Branding may still be a relatively new concept in China, but the nation can be expected to reach a high level of sophistication in a relatively short period of time, branding expert Lisa Merriam told Chinese executives at the Kotler Marketing Forum here yesterday.
Creating Iconic Brands in China
In one of the Forum’s keynote speeches, Ms. Merriam, a New York based brand strategy expert, outlined what it would take for Chinese companies to build profitable global brand icons on par with Coca-Cola or Nike over the next few years. The Kotler Marketing Forum, co-hosted by the World Marketing Association and with Harvard Business Review as one of the strategic partners, has quickly become the annual ‘must-attend’ event for top-level Chinese marketing executives. So high is interest in marketing in China that the Forum this year added a third day at a second location – Shanghai on October 20. Ms. Merriam spoke at both locations.
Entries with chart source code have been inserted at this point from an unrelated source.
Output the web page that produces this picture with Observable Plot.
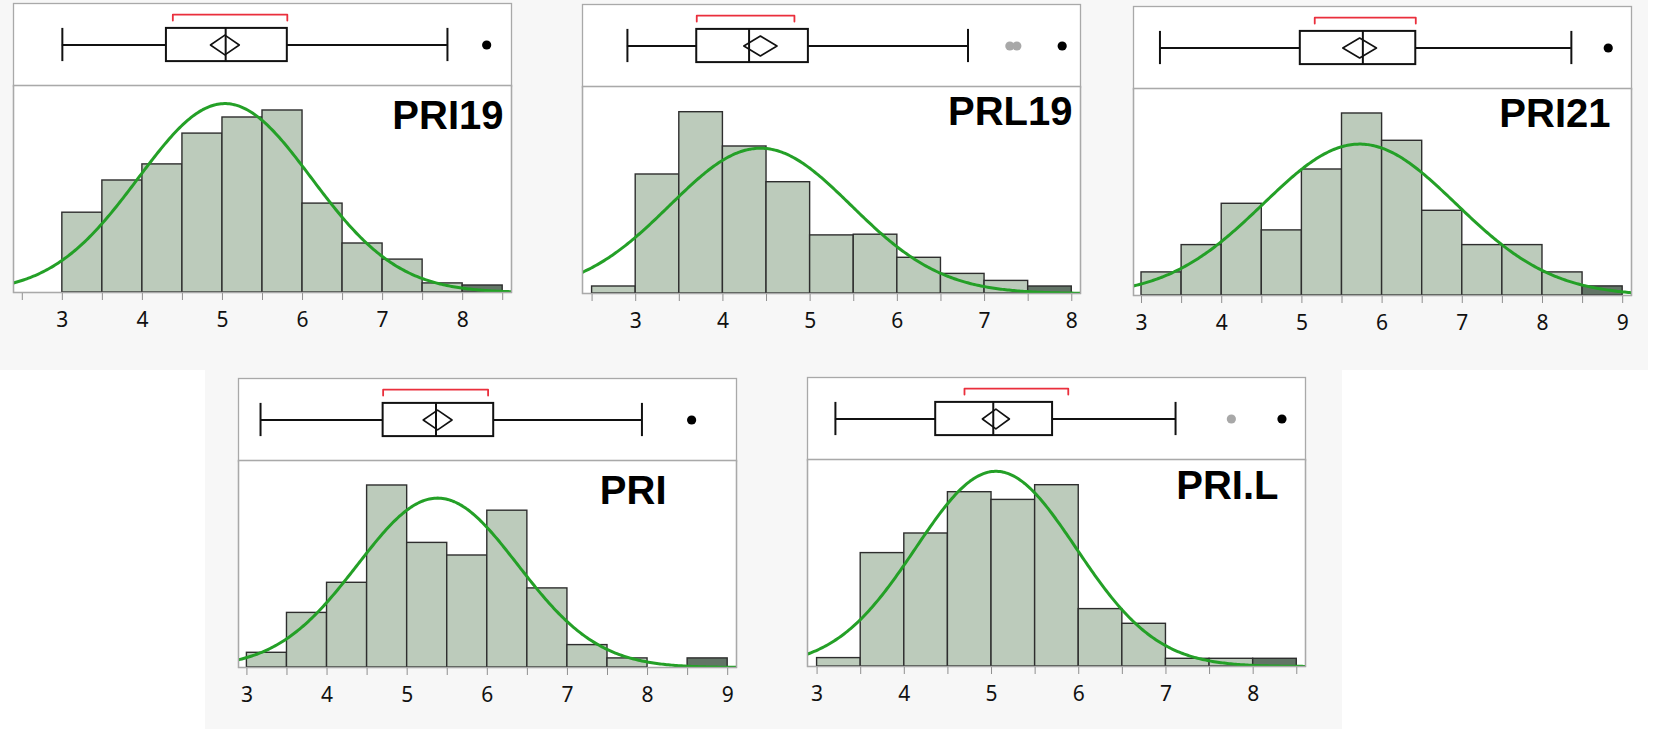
<!DOCTYPE html>
<html>
<head>
<meta charset="utf-8">
<script src="https://cdn.jsdelivr.net/npm/d3@7"></script>
<script src="https://cdn.jsdelivr.net/npm/@observablehq/plot@0.6"></script>
<style>
  html, body { margin: 0; padding: 0; background: #ffffff; width: 1654px; height: 729px; overflow: hidden; position: relative; }
  .band { position: absolute; background: #f7f7f7; }
  .panel { position: absolute; }
  .panel svg { display: block; overflow: visible; }
  .panel svg g[aria-label="x-axis tick label"], .panel svg g[aria-label="x-axis tick label"] text { font-size: 21px; font-family: 'Noto Sans', 'Open Sans', sans-serif; }
</style>
</head>
<body>
<div class="band" style="left:0;top:0;width:1648px;height:370px"></div>
<div class="band" style="left:205px;top:350px;width:1137px;height:379px"></div>
<div id="root"></div>
<script>
// ---------- data ----------
const variables = ["PRI19", "PRL19", "PRI21", "PRI", "PRI.L"];
const binStart = [3.0, 2.5, 3.0, 3.0, 3.0];
const binWidth = 0.5;
// histogram frequencies per 0.5-wide bin
const freqPRI19 = [11.4, 16.0, 18.3, 22.7, 25.0, 26.0, 12.7, 7.0, 4.7, 1.3, 1.0];
const freqPRL19 = [1.0, 17.0, 25.9, 21.0, 15.9, 8.3, 8.4, 5.1, 2.8, 1.8, 1.0];
const freqPRI21 = [3.3, 7.2, 13.1, 9.3, 18.0, 26.0, 22.1, 12.1, 7.2, 7.2, 3.3, 1.3];
const freqPRI   = [2.1, 7.8, 12.1, 26.0, 17.8, 16.0, 22.4, 11.3, 3.2, 1.3, 0.0, 1.3];
const freqPRIL  = [1.2, 16.2, 19.0, 24.9, 23.8, 25.9, 8.2, 6.1, 1.1, 1.1, 1.1];
// box plot summaries
const whiskerLow   = [3.00, 2.905, 3.23, 3.17, 3.21];
const quartile1    = [4.30, 3.70, 4.98, 4.70, 4.36];
const medians      = [5.04, 4.30, 5.76, 5.36, 5.02];
const quartile3    = [5.81, 4.98, 6.42, 6.08, 5.70];
const whiskerHigh  = [7.81, 6.81, 8.36, 7.93, 7.11];
const means        = [5.03, 4.43, 5.72, 5.38, 5.05];
const meanCI       = [0.18, 0.19, 0.21, 0.18, 0.155];
const stdDevs      = [1.08, 1.04, 1.20, 1.00, 0.92];
const shortestLow  = [4.38, 3.70, 5.16, 4.70, 4.69];
const shortestHigh = [5.81, 4.82, 6.42, 6.01, 5.88];
const outliersFar  = [[8.30], [7.89], [8.82], [8.55], [8.33]];
const outliersNear = [[], [7.29, 7.37], [], [], [7.75]];
// x axis ranges
const xDomains = [[2.39, 8.61], [2.39, 8.10], [2.90, 9.11], [2.895, 9.11], [2.89, 8.60]];

// ---------- layout ----------
const panelLeft = [13, 582, 1133, 238, 807];
const panelTop  = [3, 4, 6, 378, 377];
const panelW = 498;
const BOXH = 83, HISTH = 207, AXISH = 45;
const titleInset = [8, 8, 21, 70, 27];
const titleDrop  = [43, 38, 38, 43, 39];
const YMAX = 29.57;

const FRAME = "#a9a9a9", INK = "#111111", BAR = "#bccbbb", BAR_DARK = "#627466",
      GREEN = "#24a027", RED = "#ea2f3c";
const freqs = [freqPRI19, freqPRL19, freqPRI21, freqPRI, freqPRIL];

const root = document.getElementById("root");

variables.forEach((name, i) => {
  const xd = xDomains[i];
  const s = {
    wlo: whiskerLow[i], q1: quartile1[i], med: medians[i], q3: quartile3[i],
    whi: whiskerHigh[i], mean: means[i], ci: meanCI[i],
    slo: shortestLow[i], shi: shortestHigh[i]
  };
  const BT = 0.30, BB = 0.70, DH = 0.12, BRT = 0.135, BRB = 0.205;
  const diamond = [
    {x: s.mean - s.ci, y: 0.5}, {x: s.mean, y: 0.5 - DH},
    {x: s.mean + s.ci, y: 0.5}, {x: s.mean, y: 0.5 + DH},
    {x: s.mean - s.ci, y: 0.5}
  ];
  const bracket = [
    {x: s.slo, y: BRB}, {x: s.slo, y: BRT}, {x: s.shi, y: BRT}, {x: s.shi, y: BRB}
  ];
  const LW = 2;

  const box = Plot.plot({
    width: panelW, height: BOXH, margin: 0,
    style: {background: "transparent"},
    x: {domain: xd, axis: null},
    y: {domain: [0, 1], reverse: true, axis: null},
    marks: [
      Plot.frame({fill: "white", stroke: FRAME, strokeWidth: 1.3}),
      Plot.ruleY([s], {x1: "wlo", x2: "q1", y: 0.5, stroke: INK, strokeWidth: LW}),
      Plot.ruleY([s], {x1: "q3", x2: "whi", y: 0.5, stroke: INK, strokeWidth: LW}),
      Plot.ruleX([s], {x: "wlo", y1: BT, y2: BB, stroke: INK, strokeWidth: LW}),
      Plot.ruleX([s], {x: "whi", y1: BT, y2: BB, stroke: INK, strokeWidth: LW}),
      Plot.rect([s], {x1: "q1", x2: "q3", y1: BT, y2: BB, fill: "white", stroke: INK, strokeWidth: LW}),
      Plot.ruleX([s], {x: "med", y1: BT, y2: BB, stroke: INK, strokeWidth: LW}),
      Plot.line(diamond, {x: "x", y: "y", stroke: INK, strokeWidth: 1.6}),
      Plot.line(bracket, {x: "x", y: "y", stroke: RED, strokeWidth: 1.8}),
      Plot.dot(outliersNear[i], {x: d => d, y: 0.5, r: 4.6, fill: "#a8a8a8", stroke: null}),
      Plot.dot(outliersFar[i], {x: d => d, y: 0.5, r: 4.6, fill: "#000", stroke: null})
    ]
  });

  const bins = freqs[i].map((f, k) => ({
    x1: binStart[i] + k * binWidth, x2: binStart[i] + (k + 1) * binWidth,
    freq: f, dark: k === freqs[i].length - 1
  }));
  const total = d3.sum(freqs[i]);
  const sd = stdDevs[i];
  const step = (xd[1] - xd[0]) / 300;
  const curve = d3.range(0, 301).map(k => {
    const x = xd[0] + k * step;
    const z = (x - s.mean) / sd;
    return {x, y: total * binWidth * Math.exp(-0.5 * z * z) / (sd * Math.sqrt(2 * Math.PI))};
  });
  const ticks = d3.range(Math.ceil(xd[0] * 2) / 2, xd[1] + 1e-9, 0.5);

  const hist = Plot.plot({
    width: panelW, height: HISTH + AXISH,
    marginTop: 0, marginBottom: AXISH, marginLeft: 0, marginRight: 0,
    style: {background: "transparent", fontFamily: "'Noto Sans', 'Open Sans', sans-serif", fontSize: "21px"},
    x: {domain: xd, axis: null},
    y: {domain: [0, YMAX], axis: null},
    marks: [
      Plot.frame({fill: "white", stroke: FRAME, strokeWidth: 1.3}),
      Plot.rectY(bins.filter(d => !d.dark), {x1: "x1", x2: "x2", y: "freq", fill: BAR, stroke: "#2e2e2e", strokeWidth: 1.4}),
      Plot.rectY(bins.filter(d => d.dark), {x1: "x1", x2: "x2", y: "freq", fill: BAR_DARK, stroke: "#2e2e2e", strokeWidth: 1.4}),
      Plot.line(curve, {x: "x", y: "y", stroke: GREEN, strokeWidth: 3, clip: true}),
      Plot.axisX({
        ticks, tickSize: 8, tickPadding: 12, fontSize: 21,
        tickFormat: d => Math.abs(d - Math.round(d)) < 1e-6 ? String(Math.round(d)) : "",
        stroke: "#8f8f8f", fill: "#111111"
      }),
      Plot.frame({stroke: FRAME, strokeWidth: 1.3}),
      Plot.text([name], {
        text: d => d, frameAnchor: "top-right", dx: -titleInset[i], dy: titleDrop[i],
        textAnchor: "end", lineAnchor: "bottom", fontSize: 40, fontWeight: "bold",
        fontFamily: "'Liberation Sans', Arial, sans-serif", fill: "#000"
      })
    ]
  });

  const div = document.createElement("div");
  div.className = "panel";
  div.style.left = panelLeft[i] + "px";
  div.style.top = panelTop[i] + "px";
  div.style.width = panelW + "px";
  div.appendChild(box);
  hist.style.marginTop = "-1px";
  div.appendChild(hist);
  root.appendChild(div);
});
</script>
</body>
</html>
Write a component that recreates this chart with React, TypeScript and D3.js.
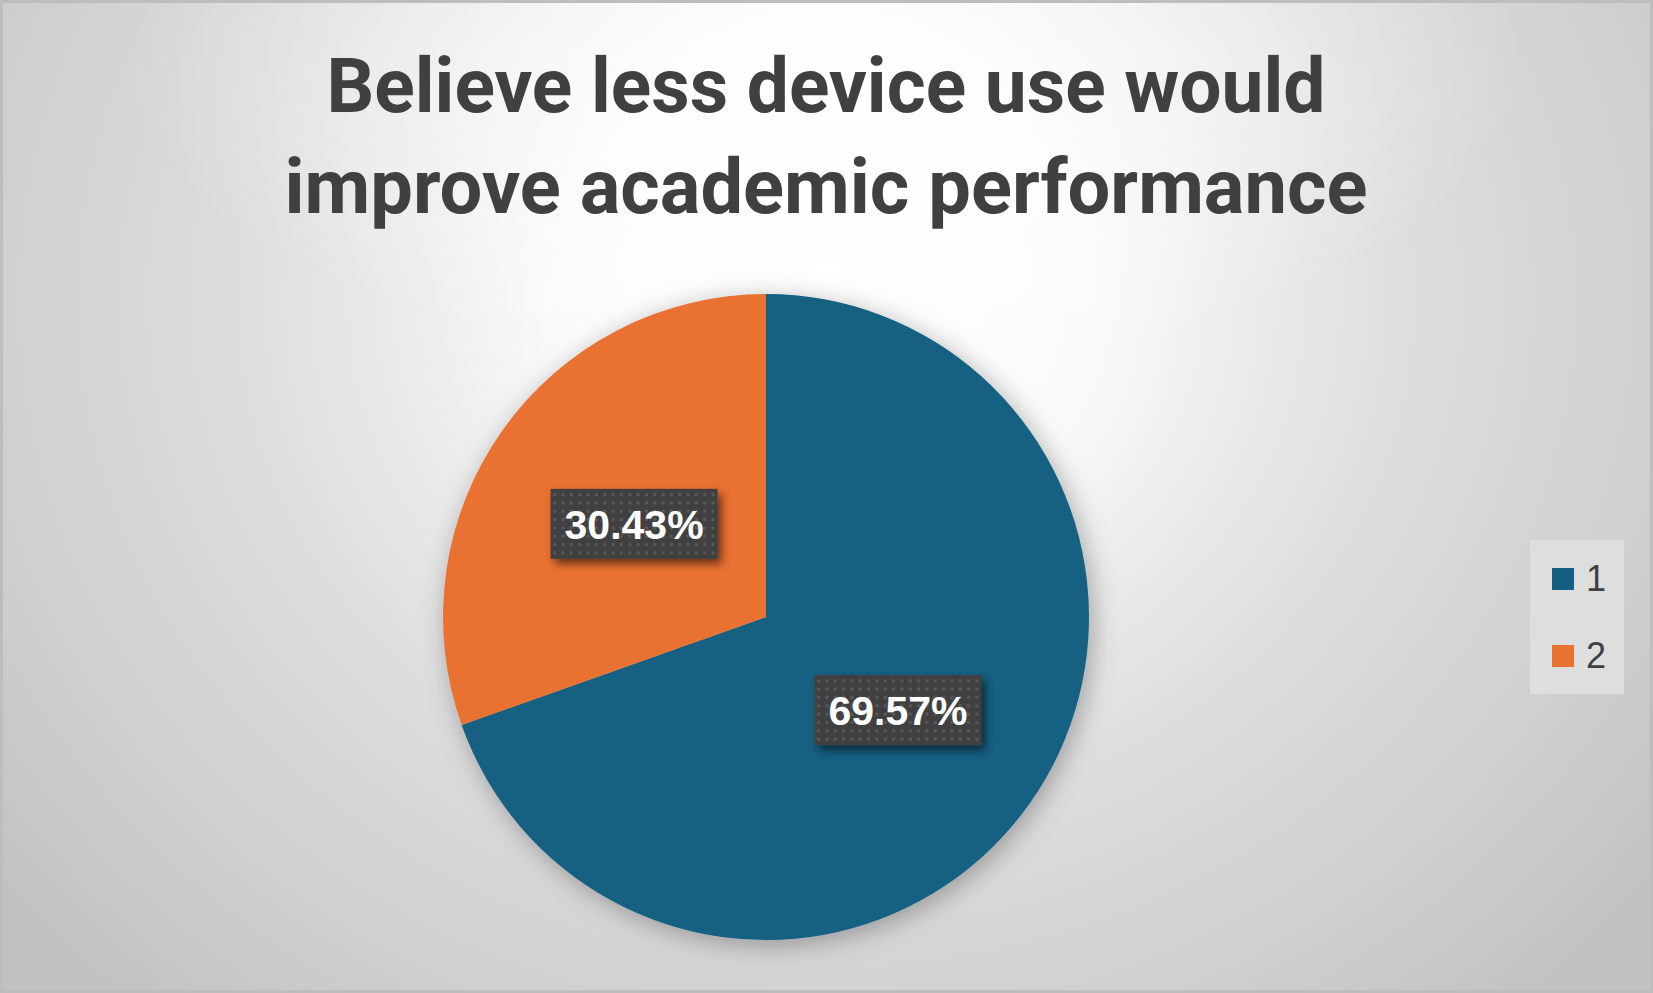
import React from 'react';
import * as d3 from 'd3';

const categories = ['1', '2'];
const values = [69.57, 30.43];
const colors = ['#156082', '#e97132'];
const titleLines = ['Believe less device use would', 'improve academic performance'];

const W = 1653;
const H = 993;

export default function App() {
  const cx = 766;
  const cy = 617;
  const radius = 323;

  const pie = d3.pie<number>().sort(null).value(d => d);
  const arcs = pie(values);
  const arc = d3.arc<d3.PieArcDatum<number>>().innerRadius(0).outerRadius(radius);

  const color = d3.scaleOrdinal<string, string>().domain(categories).range(colors);
  const legendY = d3.scalePoint<string>().domain(categories).range([579, 656]);

  return (
    <svg
      width={W}
      height={H}
      style={{ position: 'absolute', left: 0, top: 0, display: 'block' }}
    >
      <defs>
        {/* soft elliptical background, light at the top centre */}
        <radialGradient
          id="bg"
          gradientUnits="userSpaceOnUse"
          cx={826}
          cy={300}
          r={1080}
          gradientTransform="translate(826,300) scale(1,0.89) translate(-826,-300)"
        >
          <stop offset="0" stopColor="#ffffff" />
          <stop offset="0.25" stopColor="#fafafa" />
          <stop offset="0.39" stopColor="#ebebeb" />
          <stop offset="0.56" stopColor="#dcdcdc" />
          <stop offset="0.7" stopColor="#d4d4d4" />
          <stop offset="0.79" stopColor="#cfcfcf" />
          <stop offset="0.975" stopColor="#c2c2c2" />
        </radialGradient>
        <radialGradient id="topGlow" gradientUnits="userSpaceOnUse" cx={826} cy={60} r={700}
          gradientTransform="translate(826,60) scale(1,0.45) translate(-826,-60)">
          <stop offset="0" stopColor="#ffffff" stopOpacity={0.9} />
          <stop offset="1" stopColor="#ffffff" stopOpacity={0} />
        </radialGradient>
        <filter id="pieShadow" x="-20%" y="-20%" width="140%" height="140%">
          <feDropShadow dx="4" dy="5" stdDeviation="13" floodColor="#000" floodOpacity="0.3" />
        </filter>
        <filter id="boxShadow" x="-20%" y="-30%" width="150%" height="170%">
          <feDropShadow dx="4" dy="5" stdDeviation="4" floodColor="#000" floodOpacity="0.55" />
        </filter>
        <pattern id="dots" width={8.33} height={8.33} patternUnits="userSpaceOnUse">
          <rect width={8.33} height={8.33} fill="#404040" />
          <rect x={2.5} y={2.5} width={3} height={3} fill="#595959" />
        </pattern>
      </defs>

      <rect x={1.5} y={1.5} width={W - 3} height={H - 3} fill="url(#bg)" />
      <rect x={1.5} y={1.5} width={W - 3} height={H - 3} fill="url(#topGlow)" stroke="#bdbdbd" strokeWidth={3} />

      <g fill="#404040" fontFamily="'Liberation Sans Narrow', Roboto, sans-serif" fontWeight="bold" fontSize={76} textAnchor="middle">
        {titleLines.map((t, i) => (
          <text
            key={t}
            x={826}
            y={112 + i * 101}
            textLength={i === 0 ? 999 : 1083}
            lengthAdjust="spacingAndGlyphs"
          >
            {t}
          </text>
        ))}
      </g>

      <g transform={`translate(${cx},${cy})`}>
        <g filter="url(#pieShadow)">
          {arcs.map((a, i) => (
            <path key={i} d={arc(a) || ''} fill={color(categories[i])} />
          ))}
        </g>
        {arcs.map((a, i) => {
          const [lx, ly] = arc.centroid(a);
          const bw = 167;
          const bh = 70;
          return (
            <g key={`l${i}`} transform={`translate(${lx},${ly})`}>
              <rect x={-bw / 2} y={-bh / 2} width={bw} height={bh} fill="url(#dots)" filter="url(#boxShadow)" />
              <text
                y={15}
                textAnchor="middle"
                fill="#ffffff"
                fontFamily="'Liberation Sans', Arial, sans-serif"
                fontWeight="bold"
                fontSize={41}
              >
                {values[i].toFixed(2)}%
              </text>
            </g>
          );
        })}
      </g>

      <rect x={1530} y={540} width={94} height={154} fill="#dedede" />
      {categories.map(c => (
        <g key={c} transform={`translate(1552,${legendY(c)})`}>
          <rect x={0} y={-11} width={22} height={22} fill={color(c)} />
          <text x={34} y={12} fill="#404040" fontFamily="'Liberation Sans', Arial, sans-serif" fontSize={36}>
            {c}
          </text>
        </g>
      ))}
    </svg>
  );
}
“With 1.3 billion people, China represents the world’s largest market for brands,” Ms. Merriam said prior to the event. “What is even more exciting is that in the next 10 years or less, China will move from being the world’s biggest producer of products to the world’s biggest purveyor of brands.” She noted that branding is now official government policy. On June 11, the Chinese Ministry of Commerce kicked off its official brand promotion policy in response to the Party Central Committee’s call for “expediting the construction of proprietary brands” in China.
During her presentation, Ms. Merriam advised Chinese business leaders how to create brands with global power in only years, not decades. “China is moving very fast,” she said. “Though branding is in its infancy now, you won’t be able to say that in a few years. Today, branding in China is a name and a logo. It won’t take long for branding to reach the level of sophistication of the rest of the world.”
Using some of the world’s best-known brands as examples, Ms. Merriam showed how Chinese companies could put those lessons to work for their own products. “In Nike’s case, it took 35 years and billions of dollars to make the ‘swoosh’ into the instantly recognizable global symbol it is today,” she noted. “But there is a faster way to establish a brand in the public’s consciousness.”
Ms. Merriam went on to outline four effective techniques to more rapidly attain that objective. These include: start with a rich corporate story and a distinctive symbol, make the symbol “the star,” flood the market with that symbol, and “involve the symbol with every audience you have,” she said.